### Work to be completed
Transcribe the material verbatim in full; the pictures do not belong in the copy.

====== Data block ======

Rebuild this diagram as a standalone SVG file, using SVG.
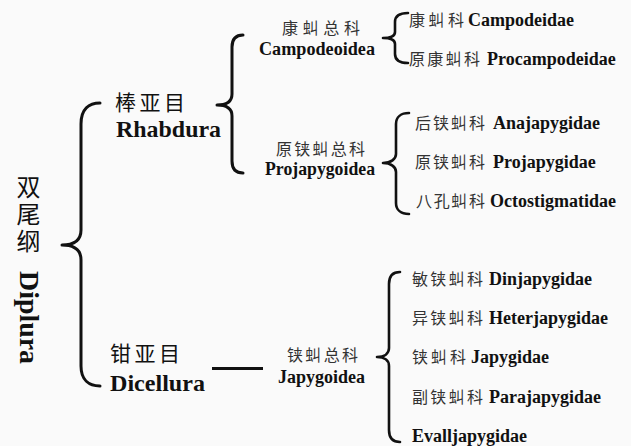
<svg xmlns="http://www.w3.org/2000/svg" width="631" height="446" viewBox="0 0 631 446">
<style>
.bg{fill:#fafafa}
.br{fill:none;stroke:#111;stroke-width:3;stroke-linecap:round;stroke-linejoin:round}
.brs{fill:none;stroke:#111;stroke-width:2.6;stroke-linecap:round;stroke-linejoin:round}
.lat{font-family:"Liberation Serif","Times New Roman",serif;font-weight:bold;fill:#111}
.cjk{font-family:"Noto Sans CJK SC","Noto Sans",sans-serif;fill:#333}
.cjkb{font-family:"Noto Sans CJK SC","Noto Sans",sans-serif;fill:#111}
.l18{font-size:18px}
.c15{font-size:16px}
</style>
<rect class="bg" x="0" y="0" width="631" height="446"/>

<g id="connectors">
  <!-- Diplura brace -->
  <path class="br" d="M100,103 C89,103 81,109 81,124 L81,230 C81,240 74,245 62,245 C74,245 81,250 81,260 L81,366 C81,380 89,386 100,386"/>
  <!-- Rhabdura brace -->
  <path class="br" d="M243,35 C236,35 232,39 232,47 L232,94 C232,101 227,105 217,105 C227,105 232,109 232,116 L232,161 C232,169 236,173 243,173"/>
  <!-- Campodeoidea brace -->
  <path class="brs" d="M408,13 C400,13 395,16 395,22 L395,32 C395,36 391,38 383,38 C391,38 395,40 395,44 L395,54 C395,60 400,63 408,63"/>
  <!-- Projapygoidea brace -->
  <path class="brs" d="M409,113 C401,113 396,117 396,124 L396,154 C396,159 391,163 383,163 C391,163 396,167 396,172 L396,203 C396,210 401,214 409,214"/>
  <!-- Japygoidea brace -->
  <path class="brs" d="M400,272 C393,272 389,276 389,284 L389,348 C389,353 385,357 377,357 C385,357 389,361 389,366 L389,430 C389,438 393,442 400,442"/>
  <!-- Dicellura line -->
  <line x1="212" y1="368.5" x2="263" y2="368.5" stroke="#111" stroke-width="3"/>
</g>

<g id="diplura">
  <text class="cjkb" font-size="24" writing-mode="vertical-rl" letter-spacing="3" x="28.5" y="175">双尾纲</text>
  <text class="lat" font-size="28" transform="translate(20,271) rotate(90)" x="0" y="0" textLength="93" lengthAdjust="spacingAndGlyphs">Diplura</text>
</g>

<g id="rhabdura">
  <text class="cjkb" font-size="21" x="115" y="110" textLength="70" lengthAdjust="spacing">棒亚目</text>
  <text class="lat" font-size="24" x="116" y="137" textLength="105" lengthAdjust="spacingAndGlyphs">Rhabdura</text>
</g>

<g id="dicellura">
  <text class="cjkb" font-size="21" x="110" y="361" textLength="70" lengthAdjust="spacing">钳亚目</text>
  <text class="lat" font-size="24" x="110" y="391" textLength="95" lengthAdjust="spacingAndGlyphs">Dicellura</text>
</g>

<g id="campodeoidea">
  <text class="cjk c15" x="282" y="33.5" textLength="78" lengthAdjust="spacing">康虯总科</text>
  <text class="lat l18" x="259" y="55" textLength="116" lengthAdjust="spacingAndGlyphs">Campodeoidea</text>
</g>

<g id="projapygoidea">
  <text class="cjk c15" x="276" y="155" textLength="89" lengthAdjust="spacing">原铗虯总科</text>
  <text class="lat l18" x="265" y="175" textLength="110" lengthAdjust="spacingAndGlyphs">Projapygoidea</text>
</g>

<g id="japygoidea">
  <text class="cjk c15" x="287" y="361" textLength="71" lengthAdjust="spacing">铗虯总科</text>
  <text class="lat l18" x="278" y="383" textLength="87" lengthAdjust="spacingAndGlyphs">Japygoidea</text>
</g>

<g id="campodeidae">
  <text class="cjk c15" x="409" y="25.5" textLength="55" lengthAdjust="spacing">康虯科</text>
  <text class="lat l18" x="468" y="25.5">Campodeidae</text>
</g>
<g id="procampodeidae">
  <text class="cjk c15" x="409" y="65" textLength="71" lengthAdjust="spacing">原康虯科</text>
  <text class="lat l18" x="487" y="65">Procampodeidae</text>
</g>

<g id="anajapygidae">
  <text class="cjk c15" x="415" y="129" textLength="70" lengthAdjust="spacing">后铗虯科</text>
  <text class="lat l18" x="493" y="129">Anajapygidae</text>
</g>
<g id="projapygidae">
  <text class="cjk c15" x="415" y="168" textLength="70" lengthAdjust="spacing">原铗虯科</text>
  <text class="lat l18" x="493" y="168">Projapygidae</text>
</g>
<g id="octostigmatidae">
  <text class="cjk c15" x="416" y="207" textLength="69" lengthAdjust="spacing">八孔虯科</text>
  <text class="lat l18" x="490" y="207">Octostigmatidae</text>
</g>

<g id="dinjapygidae">
  <text class="cjk c15" x="412" y="285" textLength="71" lengthAdjust="spacing">敏铗虯科</text>
  <text class="lat l18" x="489" y="285">Dinjapygidae</text>
</g>
<g id="heterjapygidae">
  <text class="cjk c15" x="412" y="324" textLength="71" lengthAdjust="spacing">异铗虯科</text>
  <text class="lat l18" x="489" y="324">Heterjapygidae</text>
</g>
<g id="japygidae">
  <text class="cjk c15" x="412" y="363" textLength="54" lengthAdjust="spacing">铗虯科</text>
  <text class="lat l18" x="471" y="363">Japygidae</text>
</g>
<g id="parajapygidae">
  <text class="cjk c15" x="412" y="403" textLength="71" lengthAdjust="spacing">副铗虯科</text>
  <text class="lat l18" x="489" y="403">Parajapygidae</text>
</g>
<g id="evalljapygidae">
  <text class="lat l18" x="412" y="442">Evalljapygidae</text>
</g>
</svg>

======

### Written solution
Rebuild this diagram as a standalone SVG file, using SVG.
<svg xmlns="http://www.w3.org/2000/svg" width="631" height="446" viewBox="0 0 631 446">
<style>
.bg{fill:#fafafa}
.br{fill:none;stroke:#111;stroke-width:3;stroke-linecap:round;stroke-linejoin:round}
.brs{fill:none;stroke:#111;stroke-width:2.6;stroke-linecap:round;stroke-linejoin:round}
.lat{font-family:"Liberation Serif","Times New Roman",serif;font-weight:bold;fill:#111}
.cjk{font-family:"Noto Sans CJK SC","Noto Sans",sans-serif;fill:#333}
.cjkb{font-family:"Noto Sans CJK SC","Noto Sans",sans-serif;fill:#111}
.l18{font-size:18px}
.c15{font-size:16px}
</style>
<rect class="bg" x="0" y="0" width="631" height="446"/>

<g id="connectors">
  <!-- Diplura brace -->
  <path class="br" d="M100,103 C89,103 81,109 81,124 L81,230 C81,240 74,245 62,245 C74,245 81,250 81,260 L81,366 C81,380 89,386 100,386"/>
  <!-- Rhabdura brace -->
  <path class="br" d="M243,35 C236,35 232,39 232,47 L232,94 C232,101 227,105 217,105 C227,105 232,109 232,116 L232,161 C232,169 236,173 243,173"/>
  <!-- Campodeoidea brace -->
  <path class="brs" d="M408,13 C400,13 395,16 395,22 L395,32 C395,36 391,38 383,38 C391,38 395,40 395,44 L395,54 C395,60 400,63 408,63"/>
  <!-- Projapygoidea brace -->
  <path class="brs" d="M409,113 C401,113 396,117 396,124 L396,154 C396,159 391,163 383,163 C391,163 396,167 396,172 L396,203 C396,210 401,214 409,214"/>
  <!-- Japygoidea brace -->
  <path class="brs" d="M400,272 C393,272 389,276 389,284 L389,348 C389,353 385,357 377,357 C385,357 389,361 389,366 L389,430 C389,438 393,442 400,442"/>
  <!-- Dicellura line -->
  <line x1="212" y1="368.5" x2="263" y2="368.5" stroke="#111" stroke-width="3"/>
</g>

<g id="diplura">
  <text class="cjkb" font-size="24" writing-mode="vertical-rl" letter-spacing="3" x="28.5" y="175">双尾纲</text>
  <text class="lat" font-size="28" transform="translate(20,271) rotate(90)" x="0" y="0" textLength="93" lengthAdjust="spacingAndGlyphs">Diplura</text>
</g>

<g id="rhabdura">
  <text class="cjkb" font-size="21" x="115" y="110" textLength="70" lengthAdjust="spacing">棒亚目</text>
  <text class="lat" font-size="24" x="116" y="137" textLength="105" lengthAdjust="spacingAndGlyphs">Rhabdura</text>
</g>

<g id="dicellura">
  <text class="cjkb" font-size="21" x="110" y="361" textLength="70" lengthAdjust="spacing">钳亚目</text>
  <text class="lat" font-size="24" x="110" y="391" textLength="95" lengthAdjust="spacingAndGlyphs">Dicellura</text>
</g>

<g id="campodeoidea">
  <text class="cjk c15" x="282" y="33.5" textLength="78" lengthAdjust="spacing">康虯总科</text>
  <text class="lat l18" x="259" y="55" textLength="116" lengthAdjust="spacingAndGlyphs">Campodeoidea</text>
</g>

<g id="projapygoidea">
  <text class="cjk c15" x="276" y="155" textLength="89" lengthAdjust="spacing">原铗虯总科</text>
  <text class="lat l18" x="265" y="175" textLength="110" lengthAdjust="spacingAndGlyphs">Projapygoidea</text>
</g>

<g id="japygoidea">
  <text class="cjk c15" x="287" y="361" textLength="71" lengthAdjust="spacing">铗虯总科</text>
  <text class="lat l18" x="278" y="383" textLength="87" lengthAdjust="spacingAndGlyphs">Japygoidea</text>
</g>

<g id="campodeidae">
  <text class="cjk c15" x="409" y="25.5" textLength="55" lengthAdjust="spacing">康虯科</text>
  <text class="lat l18" x="468" y="25.5">Campodeidae</text>
</g>
<g id="procampodeidae">
  <text class="cjk c15" x="409" y="65" textLength="71" lengthAdjust="spacing">原康虯科</text>
  <text class="lat l18" x="487" y="65">Procampodeidae</text>
</g>

<g id="anajapygidae">
  <text class="cjk c15" x="415" y="129" textLength="70" lengthAdjust="spacing">后铗虯科</text>
  <text class="lat l18" x="493" y="129">Anajapygidae</text>
</g>
<g id="projapygidae">
  <text class="cjk c15" x="415" y="168" textLength="70" lengthAdjust="spacing">原铗虯科</text>
  <text class="lat l18" x="493" y="168">Projapygidae</text>
</g>
<g id="octostigmatidae">
  <text class="cjk c15" x="416" y="207" textLength="69" lengthAdjust="spacing">八孔虯科</text>
  <text class="lat l18" x="490" y="207">Octostigmatidae</text>
</g>

<g id="dinjapygidae">
  <text class="cjk c15" x="412" y="285" textLength="71" lengthAdjust="spacing">敏铗虯科</text>
  <text class="lat l18" x="489" y="285">Dinjapygidae</text>
</g>
<g id="heterjapygidae">
  <text class="cjk c15" x="412" y="324" textLength="71" lengthAdjust="spacing">异铗虯科</text>
  <text class="lat l18" x="489" y="324">Heterjapygidae</text>
</g>
<g id="japygidae">
  <text class="cjk c15" x="412" y="363" textLength="54" lengthAdjust="spacing">铗虯科</text>
  <text class="lat l18" x="471" y="363">Japygidae</text>
</g>
<g id="parajapygidae">
  <text class="cjk c15" x="412" y="403" textLength="71" lengthAdjust="spacing">副铗虯科</text>
  <text class="lat l18" x="489" y="403">Parajapygidae</text>
</g>
<g id="evalljapygidae">
  <text class="lat l18" x="412" y="442">Evalljapygidae</text>
</g>
</svg>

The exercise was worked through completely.